How to Make Persimmon Jam
Step 1: Wash and dry the persimmons and halve them. Remove the stem, white core, seeds, and peel. Then, dice the fruit. Transfer the fruit to a small saucepan with the lemon juice.
Step 2: Mix well, and cook for 5 minutes over medium-low heat, stirring regularly. Use a fork or potato masher to mash them as they soften.
Step 3: Add the sugar and salt and stir constantly until it dissolves. Lower the heat to a simmer and cook for 10 minutes, stirring occasionally. Then, continue to cook in increments of 4-5 minutes until it thickens and most of the juices have evaporated, leaving a thicker consistency.
The exact time it takes will depend on how juicy the persimmons are. It’s ready when thick and jammy – a little looser than ideal is best, as it further sets while cooling.
FAQs
Yes and no. Technically, you can, but sugar helps the jam gel and acts as a preservative. Less sugar means lower shelf life and thinner consistency, which may require further thickening (see below).
There are several ways to thicken the jam: Simmer it for longer, add extra sugar, add pectin, or stir in a thickener like ground chia seeds.
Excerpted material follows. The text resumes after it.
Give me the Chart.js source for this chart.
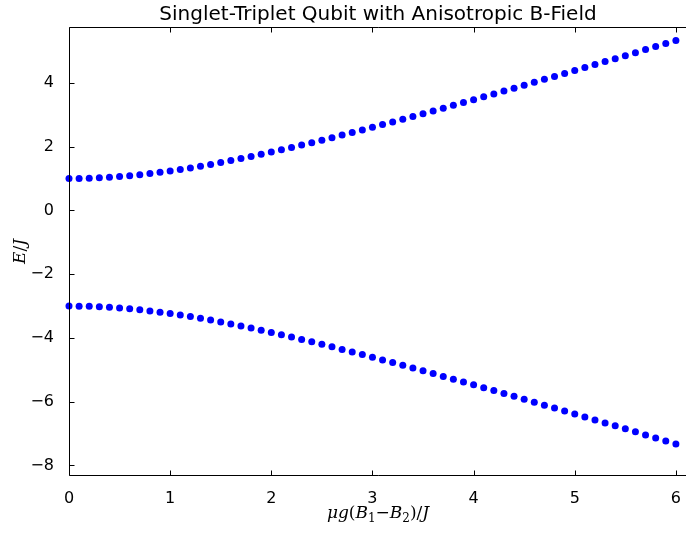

Not necessarily, especially if blending it. However, I hand-mash the fruit and prefer the texture without.
Persimmons have a borderline pH (4.4-4.7) for canning, which requires 4.6. The lemon juice should resolve this, but I haven’t tested this recipe for canning. Let me know if you try, ensuring you use sterilized jars, leaving ¼-inch headspace.
Pro Recipe Tips
- Make sure to use very ripe persimmons: Especially if using astringent varieties like Hachiya. Taste the fruit, as one unripe fruit can ruin the batch.
- Enjoy is smooth or chunky: For smooth jam, puree the fruit before or after simmering. For chunkier jam, hand-mash it to your desired consistency.
- For a longer shelf life: Follow the recipe as written and use sterilized jars. Reducing the sugar/lemon can affect the shelf life.
What To Serve With Persimmon Jam
Use homemade persimmon jam in the same ways you would your favorite jam/jelly:
- Over toast, pastries, and scones (like vegan pumpkin scones and vegan walnut oat scones)
- On quick breads (like easy persimmon bread or vegan pumpkin bread)
- With easy vegan pancakes and crepes, vegan waffles and easy vegan French toast
- Over/mixed into oatmeal (how to cook oatmeal on the stove), vegan overnight oats, a yogurt parfait, or healthy chia pudding
- Added to vegan cakes, swirled into plant-based brownie batter (like these dairy-free brownies), as a cookie filling (like in these raspberry jam thumbprint cookies), and more
- As part of a fall vegan charcuterie board
How else do you enjoy this jam? Let me know in the comments.
Storage Instructions
Fridge: Once opened, store it in the fridge, using only clean cutlery within the jar, for 3-4 weeks (this time reduces if you use less sugar).
Freezer: In a freezer-safe, airtight container for up to 6 months. Then, thaw in the fridge overnight.
Easy Persimmon Jam
Equipment
Ingredients
- 2 ripe persimmons peeled, cored, and diced
- 1 lemon
- 1 cup of granulated sugar
- Pinch of salt
Instructions
- Place the diced persimmons in a small saucepan. Add the juice of ½ a lemon and mix well. Cook for 5 minutes over medium-low, regularly mixing. Use a fork or a potato masher to mash the persimmons.
- Add the sugar and salt. Continue to cook and mix until the sugar dissolves.
- Lower the heat to a simmer and cook for 10 minutes. Mixing occasionally.
- Continue to cook in increments of 5 minutes until most of the juices have evaporated and a thicker concisely is achieved. This will vary depending on how juicy the persimmons are.
- Use the fork or potato masher one more time for a smoother texture.
- Remove from the heat, transfer to an air-tight container, and allow it to cool completely before storing it in the refrigerator.
Notes
- Make sure to use very ripe persimmons: Especially if using astringent varieties like Hachiya. Taste the fruit, as one unripe fruit can ruin the batch.
- Enjoy is smooth or chunky: For smooth jam, puree the fruit before or after simmering. For chunkier jam, hand-mash it to your desired consistency.
- For a longer shelf life: Follow the recipe as written and use sterilized jars. Reducing the sugar/lemon can affect the shelf life.